■ **Data extract**:
========
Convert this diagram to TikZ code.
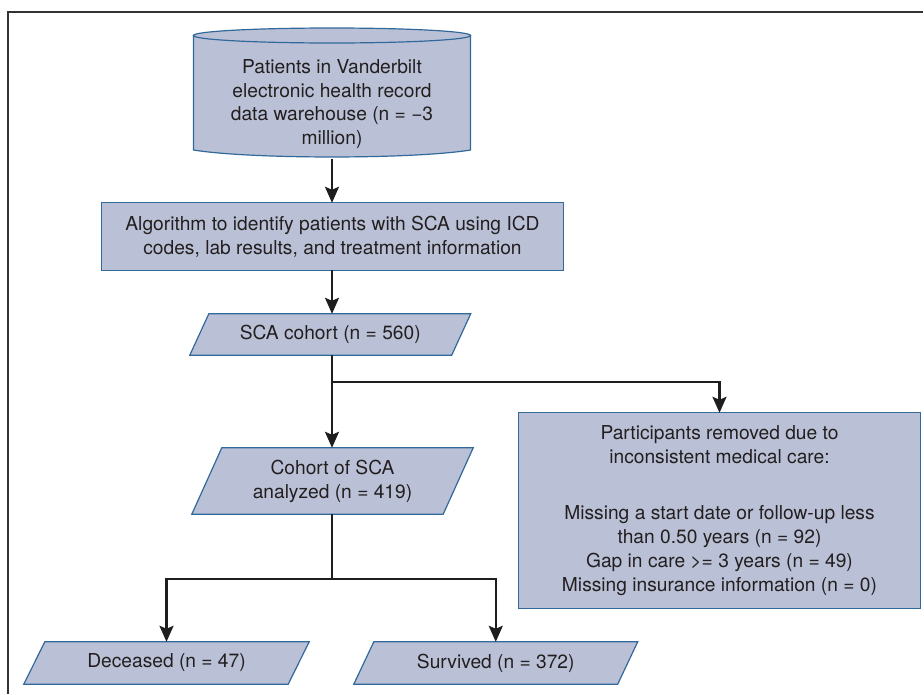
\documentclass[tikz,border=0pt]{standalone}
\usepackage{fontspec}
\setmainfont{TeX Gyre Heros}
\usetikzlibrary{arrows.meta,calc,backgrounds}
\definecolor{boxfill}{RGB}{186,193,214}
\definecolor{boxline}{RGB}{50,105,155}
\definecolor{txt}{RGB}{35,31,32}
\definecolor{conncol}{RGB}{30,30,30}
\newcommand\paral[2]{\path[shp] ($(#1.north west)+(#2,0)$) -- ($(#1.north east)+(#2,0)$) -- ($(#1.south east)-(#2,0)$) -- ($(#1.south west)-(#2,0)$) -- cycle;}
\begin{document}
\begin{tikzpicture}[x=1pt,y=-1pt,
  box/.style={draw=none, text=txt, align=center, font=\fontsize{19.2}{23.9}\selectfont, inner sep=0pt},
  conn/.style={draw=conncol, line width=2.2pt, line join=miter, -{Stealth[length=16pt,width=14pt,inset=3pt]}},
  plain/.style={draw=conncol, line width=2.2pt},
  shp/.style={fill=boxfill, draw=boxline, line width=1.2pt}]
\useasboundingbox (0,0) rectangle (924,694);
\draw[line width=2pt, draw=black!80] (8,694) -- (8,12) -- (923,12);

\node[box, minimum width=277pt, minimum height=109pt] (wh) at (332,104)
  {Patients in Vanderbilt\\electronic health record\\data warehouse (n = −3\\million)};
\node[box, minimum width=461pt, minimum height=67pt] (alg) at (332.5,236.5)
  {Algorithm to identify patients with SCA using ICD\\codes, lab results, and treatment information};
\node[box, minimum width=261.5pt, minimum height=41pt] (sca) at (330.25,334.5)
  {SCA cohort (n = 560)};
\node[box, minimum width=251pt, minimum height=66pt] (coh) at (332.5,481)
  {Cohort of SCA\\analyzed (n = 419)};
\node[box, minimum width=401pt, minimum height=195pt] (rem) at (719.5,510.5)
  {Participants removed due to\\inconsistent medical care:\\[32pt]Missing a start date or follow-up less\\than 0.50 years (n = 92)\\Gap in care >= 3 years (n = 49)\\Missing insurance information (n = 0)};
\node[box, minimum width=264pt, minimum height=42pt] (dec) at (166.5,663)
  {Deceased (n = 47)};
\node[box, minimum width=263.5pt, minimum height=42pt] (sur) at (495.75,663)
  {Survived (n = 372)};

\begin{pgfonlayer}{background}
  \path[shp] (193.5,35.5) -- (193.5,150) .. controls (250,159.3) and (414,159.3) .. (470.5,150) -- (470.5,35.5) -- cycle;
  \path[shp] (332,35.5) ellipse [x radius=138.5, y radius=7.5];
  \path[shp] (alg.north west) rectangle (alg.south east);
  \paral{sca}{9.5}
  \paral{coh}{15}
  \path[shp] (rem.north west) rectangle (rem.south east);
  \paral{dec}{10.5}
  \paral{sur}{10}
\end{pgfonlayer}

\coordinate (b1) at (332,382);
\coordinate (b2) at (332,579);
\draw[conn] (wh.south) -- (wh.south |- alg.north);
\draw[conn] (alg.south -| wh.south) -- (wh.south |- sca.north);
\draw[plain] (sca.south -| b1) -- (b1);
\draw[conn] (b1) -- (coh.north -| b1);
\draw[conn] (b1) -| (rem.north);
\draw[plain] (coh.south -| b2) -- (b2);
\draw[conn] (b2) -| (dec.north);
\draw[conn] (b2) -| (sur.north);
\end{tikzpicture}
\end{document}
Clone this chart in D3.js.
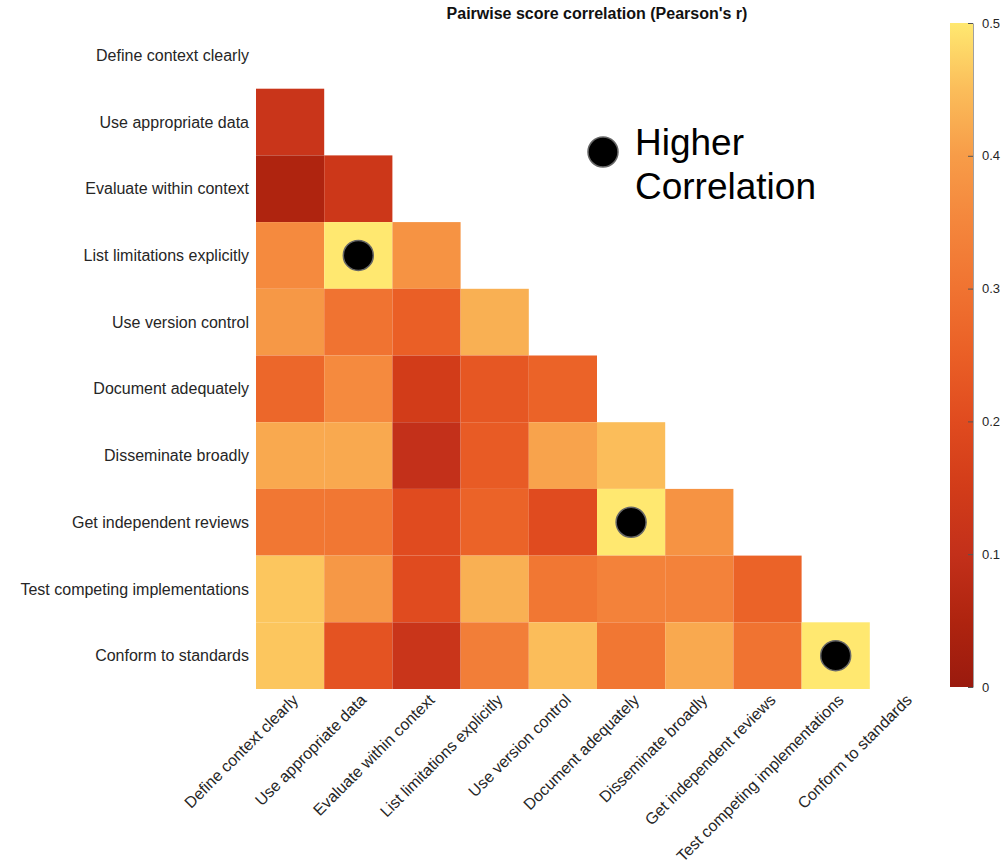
========
■ **Stated task**:
Make an exact copy of the records shown above, without the pictures.

■ **Result**:
Convert this diagram to TikZ code.
\documentclass[tikz,border=0pt]{standalone}
\usepackage{fontspec}
\setmainfont{TeX Gyre Heros}
\usetikzlibrary{arrows.meta,calc,backgrounds}
\definecolor{boxfill}{RGB}{186,193,214}
\definecolor{boxline}{RGB}{50,105,155}
\definecolor{txt}{RGB}{35,31,32}
\definecolor{conncol}{RGB}{30,30,30}
\newcommand\paral[2]{\path[shp] ($(#1.north west)+(#2,0)$) -- ($(#1.north east)+(#2,0)$) -- ($(#1.south east)-(#2,0)$) -- ($(#1.south west)-(#2,0)$) -- cycle;}
\begin{document}
\begin{tikzpicture}[x=1pt,y=-1pt,
  box/.style={draw=none, text=txt, align=center, font=\fontsize{19.2}{23.9}\selectfont, inner sep=0pt},
  conn/.style={draw=conncol, line width=2.2pt, line join=miter, -{Stealth[length=16pt,width=14pt,inset=3pt]}},
  plain/.style={draw=conncol, line width=2.2pt},
  shp/.style={fill=boxfill, draw=boxline, line width=1.2pt}]
\useasboundingbox (0,0) rectangle (924,694);
\draw[line width=2pt, draw=black!80] (8,694) -- (8,12) -- (923,12);

\node[box, minimum width=277pt, minimum height=109pt] (wh) at (332,104)
  {Patients in Vanderbilt\\electronic health record\\data warehouse (n = −3\\million)};
\node[box, minimum width=461pt, minimum height=67pt] (alg) at (332.5,236.5)
  {Algorithm to identify patients with SCA using ICD\\codes, lab results, and treatment information};
\node[box, minimum width=261.5pt, minimum height=41pt] (sca) at (330.25,334.5)
  {SCA cohort (n = 560)};
\node[box, minimum width=251pt, minimum height=66pt] (coh) at (332.5,481)
  {Cohort of SCA\\analyzed (n = 419)};
\node[box, minimum width=401pt, minimum height=195pt] (rem) at (719.5,510.5)
  {Participants removed due to\\inconsistent medical care:\\[32pt]Missing a start date or follow-up less\\than 0.50 years (n = 92)\\Gap in care >= 3 years (n = 49)\\Missing insurance information (n = 0)};
\node[box, minimum width=264pt, minimum height=42pt] (dec) at (166.5,663)
  {Deceased (n = 47)};
\node[box, minimum width=263.5pt, minimum height=42pt] (sur) at (495.75,663)
  {Survived (n = 372)};

\begin{pgfonlayer}{background}
  \path[shp] (193.5,35.5) -- (193.5,150) .. controls (250,159.3) and (414,159.3) .. (470.5,150) -- (470.5,35.5) -- cycle;
  \path[shp] (332,35.5) ellipse [x radius=138.5, y radius=7.5];
  \path[shp] (alg.north west) rectangle (alg.south east);
  \paral{sca}{9.5}
  \paral{coh}{15}
  \path[shp] (rem.north west) rectangle (rem.south east);
  \paral{dec}{10.5}
  \paral{sur}{10}
\end{pgfonlayer}

\coordinate (b1) at (332,382);
\coordinate (b2) at (332,579);
\draw[conn] (wh.south) -- (wh.south |- alg.north);
\draw[conn] (alg.south -| wh.south) -- (wh.south |- sca.north);
\draw[plain] (sca.south -| b1) -- (b1);
\draw[conn] (b1) -- (coh.north -| b1);
\draw[conn] (b1) -| (rem.north);
\draw[plain] (coh.south -| b2) -- (b2);
\draw[conn] (b2) -| (dec.north);
\draw[conn] (b2) -| (sur.north);
\end{tikzpicture}
\end{document}
Clone this chart in D3.js.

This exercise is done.